2. 3. Discussion

Les résultats montrent une préférence pour attacher la proposition relative à N1, indépendamment du type de relativiseur. L’absence de différence observée entre à qui et auquel indique que, lorsque les relativiseurs sont contrôlés aussi bien au niveau de l’atténuation (Hypothèse 1a) que de l’informativité (Hypothèse 1b), cela ne conduit pas à une différence d’attachement.

Si, pour une fonction relativisée donnée, les relativeurs ont une position comparable sur la hiérarchie d’accessibilité, ils signalent alors le même attachement à l’antécédent le plus accessible.

La différence de fréquence d’occurrence entre à qui et auquel ne suffit pas à signaler un attachement différent : bien que à qui soit plus rare, il n’est pas attaché plus souvent à N2 que auquel. L’hypothèse alternative d’un effet de la fréquence sur les préférences d’attachement proposée dans le Questionnaire 1 n’est pas vérifiée ici. La différence de fréquence ne contribue pas, tout du moins seule, à signaler un attachement autre.

Les résultats obtenus sont en partie conformes à ce que la construal hypothesis prédit avec la préférence globale pour N1. L’absence de différence entre les deux formes de relativiseurs n’était cependant pas attendue selon cette théorie. Notons aussi que la préférence pour N1 infirme l’hypothèse de l’utilisation de la statégie de late closure (cf. théorie du garden path) selon laquelle le parseur réalise un attachement à N2.

Dans le Questionnaire 1 (qui, lequel/laquelle) et le Questionnaire 2 (à qui, auquel), on observe une préférence pour attacher la proposition relative à N1, comme dans la plupart des expériences réalisées en langue française (Colonna, 2001 ; Pynte & Colonna, 2000 ; Zagar et al., 1997). La préférence pour N1 semble encore plus marquée pour les propositions relatives OI (85,3 %, Questionnaire 2) que pour les relatives sujet (78,9 %, Questionnaire 1). L’élaboration des frontières prosodiques pendant la lecture des phrases expérimentales pourrait aussi expliquer la très forte préférence pour N1.
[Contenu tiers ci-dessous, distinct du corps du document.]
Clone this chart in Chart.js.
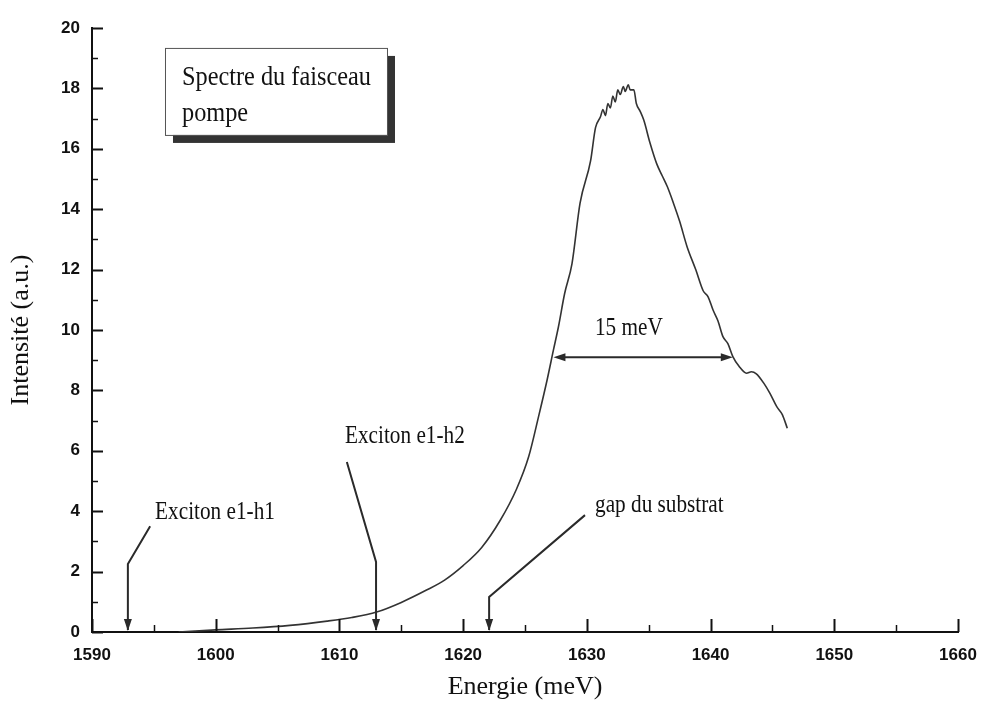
<!DOCTYPE html>
<html>
<head>
<meta charset="utf-8">
<script src="https://cdn.jsdelivr.net/npm/chart.js@4.4.1/dist/chart.umd.min.js"></script>
<style>
  html, body { margin: 0; padding: 0; background: #fff; }
  #wrap { width: 982px; height: 709px; }
</style>
</head>
<body>
<div id="wrap"><canvas id="spectre"></canvas></div>
<script>
// spectre du faisceau pompe
const energie = [1597, 1600, 1603, 1606, 1609, 1611, 1613, 1615, 1617, 1618.5, 1620, 1621.5, 1623, 1624.3, 1625.3, 1626.1, 1626.8, 1627.3, 1627.7, 1628.2, 1628.8, 1629.45, 1630.3, 1630.7, 1631.1, 1631.3, 1631.5, 1631.7, 1631.9, 1632.1, 1632.3, 1632.5, 1632.7, 1632.95, 1633.1, 1633.35, 1633.5, 1633.8, 1634.0, 1634.3, 1634.6, 1635.1, 1635.65, 1636.1, 1636.5, 1637.0, 1637.5, 1638.1, 1638.8, 1639.4, 1639.8, 1640.2, 1640.6, 1641.0, 1641.4, 1641.8, 1642.3, 1642.9, 1643.3, 1643.7, 1644.3, 1644.8, 1645.35, 1645.8, 1646.2];
const intensite = [0.0, 0.07, 0.13, 0.22, 0.36, 0.48, 0.66, 0.98, 1.38, 1.72, 2.2, 2.8, 3.7, 4.72, 5.81, 7.14, 8.37, 9.34, 10.1, 11.2, 12.2, 14.2, 15.6, 16.7, 17.06, 17.3, 17.1, 17.5, 17.35, 17.75, 17.55, 17.95, 17.8, 18.06, 17.9, 18.12, 17.95, 17.95, 17.5, 17.25, 16.95, 16.2, 15.5, 15.1, 14.75, 14.2, 13.6, 12.76, 12.0, 11.3, 11.1, 10.66, 10.3, 9.78, 9.55, 9.12, 8.8, 8.57, 8.62, 8.55, 8.24, 7.9, 7.46, 7.2, 6.75];
const ticksX = [1590, 1600, 1610, 1620, 1630, 1640, 1650, 1660];
const ticksY = [0, 2, 4, 6, 8, 10, 12, 14, 16, 18, 20];

// flèches et étiquettes (unités des axes)
const reperes = [
  { texte: 'Exciton e1-h1', e: 1592.9, coude: [1592.9, 2.25], bout: [1594.7, 3.5], lab: [1595.1, 3.97] },
  { texte: 'Exciton e1-h2', e: 1612.96, coude: [1612.96, 2.32], bout: [1610.6, 5.63], lab: [1610.45, 6.46] },
  { texte: 'gap du substrat', e: 1622.1, coude: [1622.1, 1.16], bout: [1629.85, 3.87], lab: [1630.66, 4.2] }
];
const largeur = { de: 1627.3, a: 1641.8, niveau: 9.1, texte: '15 meV', lab: [1633.4, 10.05] };
const titreBoite = ['Spectre du faisceau', 'pompe'];

const serif = '"Liberation Serif", "Times New Roman", serif';
const trait = '#2a2a2a';

function texteSerre(ctx, txt, x, y, taille, serre) {
  ctx.save();
  ctx.font = taille + 'px ' + serif;
  ctx.textBaseline = 'middle';
  ctx.textAlign = 'left';
  ctx.fillStyle = '#111';
  ctx.translate(x, y);
  ctx.scale(serre, 1);
  ctx.fillText(txt, 0, 0);
  ctx.restore();
}

function pointe(ctx, x, y, angle) {
  // petite pointe de flèche, sommet en (x, y)
  ctx.save();
  ctx.translate(x, y);
  ctx.rotate(angle);
  ctx.beginPath();
  ctx.moveTo(0, 0);
  ctx.lineTo(-12, -4);
  ctx.lineTo(-12, 4);
  ctx.closePath();
  ctx.fill();
  ctx.restore();
}

const decor = {
  id: 'decor',
  afterDraw(chart) {
    const ctx = chart.ctx;
    const sx = chart.scales.x, sy = chart.scales.y;
    const area = chart.chartArea;

    // graduations vers l'intérieur
    ctx.save();
    ctx.strokeStyle = '#111';
    for (let v = 1590; v <= 1660; v += 5) {
      const px = Math.round(sx.getPixelForValue(v)) + 0.5;
      const big = v % 10 === 0;
      ctx.lineWidth = big ? 2 : 1.5;
      ctx.beginPath();
      ctx.moveTo(px, area.bottom);
      ctx.lineTo(px, area.bottom - (big ? 13 : 7));
      ctx.stroke();
    }
    for (let v = 0; v <= 20; v += 1) {
      const py = Math.round(sy.getPixelForValue(v)) + 0.5;
      const big = v % 2 === 0;
      ctx.lineWidth = big ? 2 : 1.5;
      ctx.beginPath();
      ctx.moveTo(area.left, py);
      ctx.lineTo(area.left + (big ? 11 : 6), py);
      ctx.stroke();
    }
    ctx.restore();

    // flèches des repères
    ctx.save();
    ctx.strokeStyle = trait;
    ctx.fillStyle = trait;
    ctx.lineWidth = 2;
    reperes.forEach(r => {
      const x0 = sx.getPixelForValue(r.e);
      const y0 = sy.getPixelForValue(0);
      const xc = sx.getPixelForValue(r.coude[0]), yc = sy.getPixelForValue(r.coude[1]);
      const xb = sx.getPixelForValue(r.bout[0]), yb = sy.getPixelForValue(r.bout[1]);
      ctx.beginPath();
      ctx.moveTo(xb, yb);
      ctx.lineTo(xc, yc);
      ctx.lineTo(x0, y0 - 2);
      ctx.stroke();
      pointe(ctx, x0, y0 - 1, Math.PI / 2);
      texteSerre(ctx, r.texte, sx.getPixelForValue(r.lab[0]), sy.getPixelForValue(r.lab[1]), 25, 0.85);
    });

    // largeur à mi-hauteur
    const xa = sx.getPixelForValue(largeur.de), xb = sx.getPixelForValue(largeur.a);
    const yl = sy.getPixelForValue(largeur.niveau);
    ctx.lineWidth = 2;
    ctx.beginPath();
    ctx.moveTo(xa + 6, yl);
    ctx.lineTo(xb - 6, yl);
    ctx.stroke();
    pointe(ctx, xa, yl, Math.PI);
    pointe(ctx, xb, yl, 0);
    ctx.restore();
    const lab = largeur.lab;
    ctx.save();
    ctx.font = '25px ' + serif;
    const w = ctx.measureText(largeur.texte).width * 0.85;
    ctx.restore();
    texteSerre(ctx, largeur.texte, sx.getPixelForValue(lab[0]) - w / 2, sy.getPixelForValue(lab[1]), 25, 0.85);

    // encadré du titre avec ombre
    const bx = sx.getPixelForValue(1595.9), by = sy.getPixelForValue(19.34);
    const bw = 222, bh = 87;
    ctx.save();
    ctx.fillStyle = '#333';
    ctx.fillRect(bx + 8, by + 8, bw, bh);
    ctx.fillStyle = '#fff';
    ctx.fillRect(bx, by, bw, bh);
    ctx.strokeStyle = '#555';
    ctx.lineWidth = 1;
    ctx.strokeRect(bx + 0.5, by + 0.5, bw, bh);
    ctx.restore();
    texteSerre(ctx, titreBoite[0], bx + 17, by + 30, 27, 0.9);
    texteSerre(ctx, titreBoite[1], bx + 17, by + 66, 27, 0.9);
  }
};

new Chart(document.getElementById('spectre'), {
  type: 'line',
  data: {
    datasets: [{
      label: 'Spectre',
      data: energie.map((e, i) => ({ x: e, y: intensite[i] })),
      borderColor: '#333',
      borderWidth: 1.6,
      pointRadius: 0,
      cubicInterpolationMode: 'monotone',
      fill: false
    }]
  },
  options: {
    responsive: true,
    maintainAspectRatio: false,
    animation: false,
    layout: { padding: { top: 28, right: 24, left: 0, bottom: 0 } },
    plugins: { legend: { display: false }, tooltip: { enabled: false } },
    scales: {
      x: {
        type: 'linear',
        min: ticksX[0],
        max: ticksX[ticksX.length - 1],
        afterBuildTicks: s => { s.ticks = ticksX.map(v => ({ value: v })); },
        grid: { display: false, drawTicks: false },
        border: { display: true, color: '#111', width: 2 },
        ticks: {
          padding: 13,
          color: '#111',
          callback: v => String(v),
          font: { family: '"Liberation Sans", Arial, sans-serif', size: 17, weight: 'bold' }
        },
        title: {
          display: true,
          text: 'Energie (meV)',
          color: '#111',
          padding: { top: 0, bottom: 6 },
          font: { family: serif, size: 26 }
        },
        afterFit: s => { s.height = 77; s.paddingRight = 0; }
      },
      y: {
        min: ticksY[0],
        max: ticksY[ticksY.length - 1],
        afterBuildTicks: s => { s.ticks = ticksY.map(v => ({ value: v })); },
        grid: { display: false, drawTicks: false },
        border: { display: true, color: '#111', width: 2 },
        ticks: {
          padding: 12,
          color: '#111',
          callback: v => String(v),
          font: { family: '"Liberation Sans", Arial, sans-serif', size: 17, weight: 'bold' }
        },
        title: {
          display: true,
          text: 'Intensité (a.u.)',
          color: '#111',
          padding: { top: 6, bottom: 0 },
          font: { family: serif, size: 26 }
        },
        afterFit: s => { s.width = 92; }
      }
    }
  },
  plugins: [decor]
});
</script>
</body>
</html>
Des études ont montré que la longueur de la structure dont l’attachement est ambigu peut influencer l’attachement réalisé (voir p. ex. Colonna, 2001). Plus la structure ambiguë est longue, moins un attachement local est favorisé, que ce soit avec l’attachement d’un groupe prépositionnel (Frazier & Clifton, 1996 ; Petrone, Colonna, Hemforth, d’Imperio, & Pynte, 2005 ; Thornton, MacDonald, & Arnold, 2000) ou celui d’une proposition relative (Pynte & Colonna, 2000). Ceci s’explique selon Fodor (1998) par une sorte d’équilibrage prosodique : la structure ambiguë est attachée à la tête d’une structure de taille comparable. Dans le Questionnaire 2, la taille de la proposition relative est importante et c’est pour cela qu’une préférence pour N1 est observée. Dans le Questionnaire 1, par contre, la plus petite taille de la proposition relative favorise le nombre des attachements à N2.

En résumé, le Questionnaire 2 montre que lorsque l’atténuation et l’informativité sont contrôlées entre deux relativiseurs, il n’y a pas de différence d’attachement. Les résultats de ce présent questionnaire confortent l’idée selon laquelle, dans le Questionnaire 1 qui compare qui et lequel/laquelle, c’est bien une modification de l’atténuation et de l’informativité, plus que de fréquence, qui contribue à la différence d’attachement mesurée. Afin de tester plus précisément l’effet de la forme du relativiseur et celui de l’atténuation (Hypothèse 1a) et de l’informativité (Hypothèse 1b), il faut comparer deux relativiseurs où soit l’atténuation, soit l’informativité varie.

En français, il n’y a que pour la fonction sujet que le niveau d’informativité des deux relativiseurs est différent, puisque c’est le seul cas où s’il y a toujours un marquage en genre et nombre pour un relativiseur (lequel, laquelle), l’autre, qui, ne distingue pas l’animation de son antécédent. Par contre, les deux relativiseurs disponibles diffèrent souvent au niveau de l’atténuation, à l’exception de à qui et auquel/auxquels. En comparant à qui et son équivalent féminin à laquelle, on observe les préférences d’attachement pour deux relativiseurs dont le degré d’informativité est contrôlé, mais où le degré d’atténuation varie. Le relativiseur à laquelle étant plus long, moins atténué, si c’est la différence d’atténuation qui situe les relativiseurs à des positions différentes sur la hiérarchie d’accessibilité, on devrait observer plus d’attachements à N2 avec à laquelle qu’avec à qui. C’est ce que le Questionnaire 3 évalue.